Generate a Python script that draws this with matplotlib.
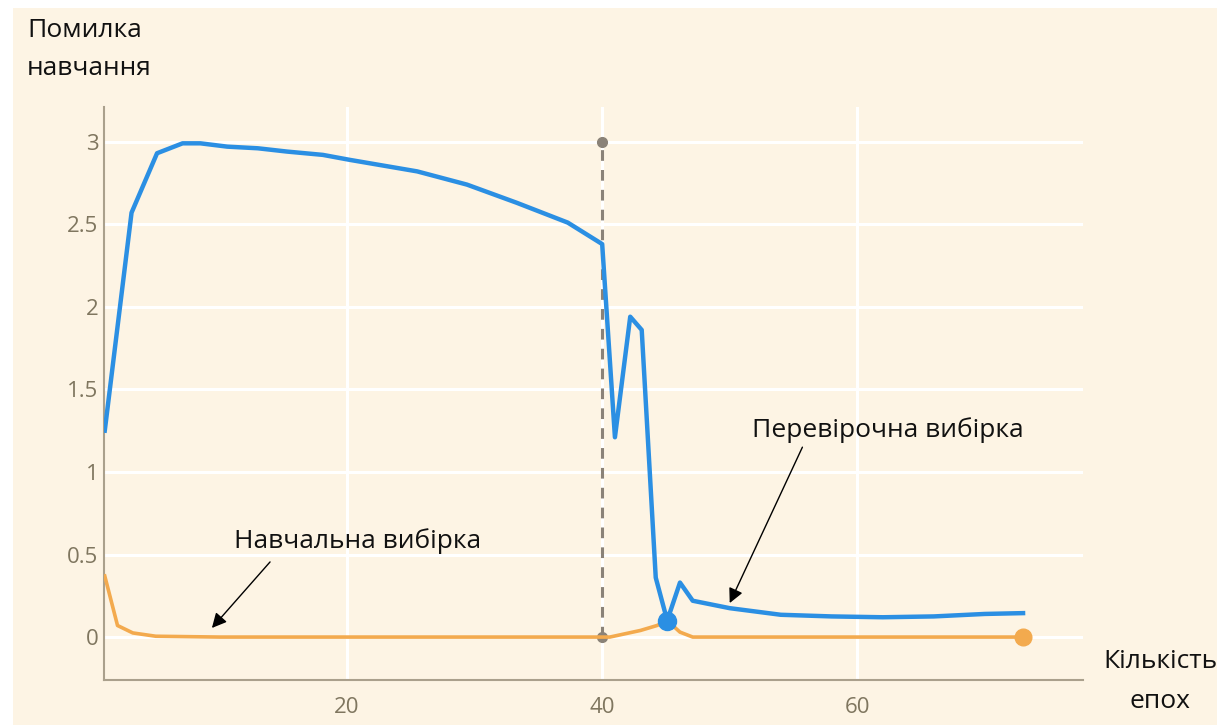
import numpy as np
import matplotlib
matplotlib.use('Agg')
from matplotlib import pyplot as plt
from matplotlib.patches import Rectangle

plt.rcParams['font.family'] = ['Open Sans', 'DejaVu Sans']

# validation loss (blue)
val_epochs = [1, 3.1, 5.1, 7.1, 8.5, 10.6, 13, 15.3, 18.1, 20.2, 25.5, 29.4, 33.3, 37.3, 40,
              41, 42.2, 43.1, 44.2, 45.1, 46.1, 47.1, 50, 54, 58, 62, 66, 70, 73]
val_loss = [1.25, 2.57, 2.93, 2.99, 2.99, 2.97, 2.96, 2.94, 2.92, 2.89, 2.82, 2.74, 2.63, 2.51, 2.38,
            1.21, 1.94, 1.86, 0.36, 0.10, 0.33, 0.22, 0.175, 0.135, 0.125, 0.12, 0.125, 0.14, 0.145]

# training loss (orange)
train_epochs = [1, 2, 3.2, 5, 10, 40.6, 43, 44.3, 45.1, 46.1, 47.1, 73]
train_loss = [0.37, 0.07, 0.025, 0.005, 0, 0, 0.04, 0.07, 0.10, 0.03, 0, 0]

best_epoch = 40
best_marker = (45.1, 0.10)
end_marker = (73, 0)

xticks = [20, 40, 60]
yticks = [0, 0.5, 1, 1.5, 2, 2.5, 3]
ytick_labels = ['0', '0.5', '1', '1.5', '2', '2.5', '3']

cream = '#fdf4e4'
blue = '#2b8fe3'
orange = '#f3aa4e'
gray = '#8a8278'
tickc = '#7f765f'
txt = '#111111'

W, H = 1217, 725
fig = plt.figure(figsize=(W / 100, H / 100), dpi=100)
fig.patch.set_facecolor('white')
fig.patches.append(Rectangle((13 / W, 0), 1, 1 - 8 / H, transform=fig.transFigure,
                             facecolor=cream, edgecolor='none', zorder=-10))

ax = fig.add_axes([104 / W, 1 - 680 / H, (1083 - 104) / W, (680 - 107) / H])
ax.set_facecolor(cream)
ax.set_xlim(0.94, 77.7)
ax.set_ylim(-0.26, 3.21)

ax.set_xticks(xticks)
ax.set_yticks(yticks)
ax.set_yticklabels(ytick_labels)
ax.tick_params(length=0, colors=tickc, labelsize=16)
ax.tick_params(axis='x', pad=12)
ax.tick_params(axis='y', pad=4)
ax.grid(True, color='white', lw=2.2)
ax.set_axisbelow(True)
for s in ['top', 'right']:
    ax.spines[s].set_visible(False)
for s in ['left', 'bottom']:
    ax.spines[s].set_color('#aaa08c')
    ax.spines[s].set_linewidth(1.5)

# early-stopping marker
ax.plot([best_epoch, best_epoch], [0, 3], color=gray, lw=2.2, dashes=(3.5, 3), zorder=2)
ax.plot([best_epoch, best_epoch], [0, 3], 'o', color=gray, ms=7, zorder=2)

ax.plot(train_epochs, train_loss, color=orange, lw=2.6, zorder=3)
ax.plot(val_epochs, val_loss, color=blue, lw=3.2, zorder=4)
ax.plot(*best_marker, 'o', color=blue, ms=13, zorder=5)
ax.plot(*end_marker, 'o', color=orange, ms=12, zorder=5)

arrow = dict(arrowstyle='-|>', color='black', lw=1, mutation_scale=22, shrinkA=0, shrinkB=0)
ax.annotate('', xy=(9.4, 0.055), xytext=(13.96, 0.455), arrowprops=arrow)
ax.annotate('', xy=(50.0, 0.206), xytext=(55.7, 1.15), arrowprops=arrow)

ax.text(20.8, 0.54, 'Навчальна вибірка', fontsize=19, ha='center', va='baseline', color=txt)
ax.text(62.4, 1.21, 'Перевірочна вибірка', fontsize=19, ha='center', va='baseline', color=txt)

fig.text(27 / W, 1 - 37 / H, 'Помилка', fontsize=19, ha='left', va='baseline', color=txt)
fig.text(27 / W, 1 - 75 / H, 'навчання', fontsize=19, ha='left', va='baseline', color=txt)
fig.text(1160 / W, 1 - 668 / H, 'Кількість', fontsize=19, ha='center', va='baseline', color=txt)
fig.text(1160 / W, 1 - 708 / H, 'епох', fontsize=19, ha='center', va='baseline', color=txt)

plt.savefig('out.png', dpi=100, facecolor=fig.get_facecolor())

...

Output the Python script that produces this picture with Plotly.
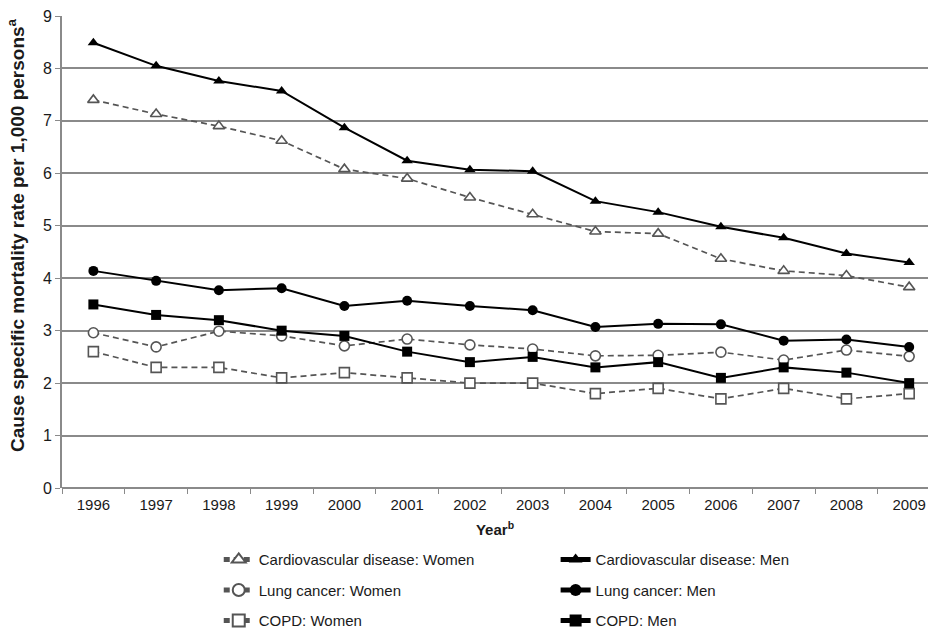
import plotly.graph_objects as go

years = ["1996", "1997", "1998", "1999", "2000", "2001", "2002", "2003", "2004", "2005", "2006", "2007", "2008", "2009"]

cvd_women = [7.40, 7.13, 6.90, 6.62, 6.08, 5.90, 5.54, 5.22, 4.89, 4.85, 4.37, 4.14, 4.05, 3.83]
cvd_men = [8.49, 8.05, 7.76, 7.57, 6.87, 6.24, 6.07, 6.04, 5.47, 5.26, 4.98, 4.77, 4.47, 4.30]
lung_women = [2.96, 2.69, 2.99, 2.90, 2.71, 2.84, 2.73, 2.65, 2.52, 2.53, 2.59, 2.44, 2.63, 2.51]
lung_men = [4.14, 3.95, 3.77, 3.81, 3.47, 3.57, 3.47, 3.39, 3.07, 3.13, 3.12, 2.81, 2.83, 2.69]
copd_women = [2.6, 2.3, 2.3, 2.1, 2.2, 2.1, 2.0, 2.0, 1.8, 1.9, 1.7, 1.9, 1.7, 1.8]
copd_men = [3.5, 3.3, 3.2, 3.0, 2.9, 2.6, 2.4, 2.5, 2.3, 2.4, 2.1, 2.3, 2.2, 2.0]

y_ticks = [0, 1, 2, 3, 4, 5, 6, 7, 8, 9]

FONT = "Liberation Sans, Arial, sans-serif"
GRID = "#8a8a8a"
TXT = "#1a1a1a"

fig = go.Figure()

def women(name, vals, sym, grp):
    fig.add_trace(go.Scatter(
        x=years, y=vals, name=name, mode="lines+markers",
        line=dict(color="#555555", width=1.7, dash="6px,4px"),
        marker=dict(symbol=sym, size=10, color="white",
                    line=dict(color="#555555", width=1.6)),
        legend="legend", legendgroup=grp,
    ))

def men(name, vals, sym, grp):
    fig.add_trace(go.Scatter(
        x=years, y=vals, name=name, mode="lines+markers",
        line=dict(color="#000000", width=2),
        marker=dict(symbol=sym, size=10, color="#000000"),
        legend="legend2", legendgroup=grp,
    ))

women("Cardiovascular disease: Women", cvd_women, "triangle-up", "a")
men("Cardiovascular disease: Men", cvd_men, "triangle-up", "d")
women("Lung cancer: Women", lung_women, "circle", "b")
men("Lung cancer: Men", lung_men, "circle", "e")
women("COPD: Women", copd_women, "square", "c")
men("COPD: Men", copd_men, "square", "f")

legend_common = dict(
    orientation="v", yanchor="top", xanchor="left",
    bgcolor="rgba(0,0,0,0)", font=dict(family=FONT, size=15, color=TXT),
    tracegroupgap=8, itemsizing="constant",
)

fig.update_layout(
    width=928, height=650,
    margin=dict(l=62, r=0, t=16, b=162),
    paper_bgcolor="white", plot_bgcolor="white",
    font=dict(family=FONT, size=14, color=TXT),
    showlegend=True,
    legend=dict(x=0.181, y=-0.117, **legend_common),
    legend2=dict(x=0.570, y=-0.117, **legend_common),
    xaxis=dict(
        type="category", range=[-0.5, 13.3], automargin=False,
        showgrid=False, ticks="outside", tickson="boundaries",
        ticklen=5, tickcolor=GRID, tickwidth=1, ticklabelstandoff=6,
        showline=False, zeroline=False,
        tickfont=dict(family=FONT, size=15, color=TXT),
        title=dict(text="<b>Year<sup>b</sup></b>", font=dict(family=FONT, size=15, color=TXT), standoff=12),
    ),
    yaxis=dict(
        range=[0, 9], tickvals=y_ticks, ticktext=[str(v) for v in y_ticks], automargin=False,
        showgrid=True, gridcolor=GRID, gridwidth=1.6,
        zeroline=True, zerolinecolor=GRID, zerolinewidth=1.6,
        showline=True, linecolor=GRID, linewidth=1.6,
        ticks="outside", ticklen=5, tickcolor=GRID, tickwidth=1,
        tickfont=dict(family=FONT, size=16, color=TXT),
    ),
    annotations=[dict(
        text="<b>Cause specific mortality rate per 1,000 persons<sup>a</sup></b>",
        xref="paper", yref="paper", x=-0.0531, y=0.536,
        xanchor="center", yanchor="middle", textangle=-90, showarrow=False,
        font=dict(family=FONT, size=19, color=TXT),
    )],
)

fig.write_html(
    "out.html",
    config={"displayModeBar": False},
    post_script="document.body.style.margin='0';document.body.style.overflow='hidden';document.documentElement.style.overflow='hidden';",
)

Written instruction> Above are some records. Output exactly the lines from the one that contains "Output the Python" to the one that contains "fig = go.Figure()", keeping both, and omit the pictures.

Exercise output>
Output the Python script that produces this picture with Plotly.
import plotly.graph_objects as go

years = ["1996", "1997", "1998", "1999", "2000", "2001", "2002", "2003", "2004", "2005", "2006", "2007", "2008", "2009"]

cvd_women = [7.40, 7.13, 6.90, 6.62, 6.08, 5.90, 5.54, 5.22, 4.89, 4.85, 4.37, 4.14, 4.05, 3.83]
cvd_men = [8.49, 8.05, 7.76, 7.57, 6.87, 6.24, 6.07, 6.04, 5.47, 5.26, 4.98, 4.77, 4.47, 4.30]
lung_women = [2.96, 2.69, 2.99, 2.90, 2.71, 2.84, 2.73, 2.65, 2.52, 2.53, 2.59, 2.44, 2.63, 2.51]
lung_men = [4.14, 3.95, 3.77, 3.81, 3.47, 3.57, 3.47, 3.39, 3.07, 3.13, 3.12, 2.81, 2.83, 2.69]
copd_women = [2.6, 2.3, 2.3, 2.1, 2.2, 2.1, 2.0, 2.0, 1.8, 1.9, 1.7, 1.9, 1.7, 1.8]
copd_men = [3.5, 3.3, 3.2, 3.0, 2.9, 2.6, 2.4, 2.5, 2.3, 2.4, 2.1, 2.3, 2.2, 2.0]

y_ticks = [0, 1, 2, 3, 4, 5, 6, 7, 8, 9]

FONT = "Liberation Sans, Arial, sans-serif"
GRID = "#8a8a8a"
TXT = "#1a1a1a"

fig = go.Figure()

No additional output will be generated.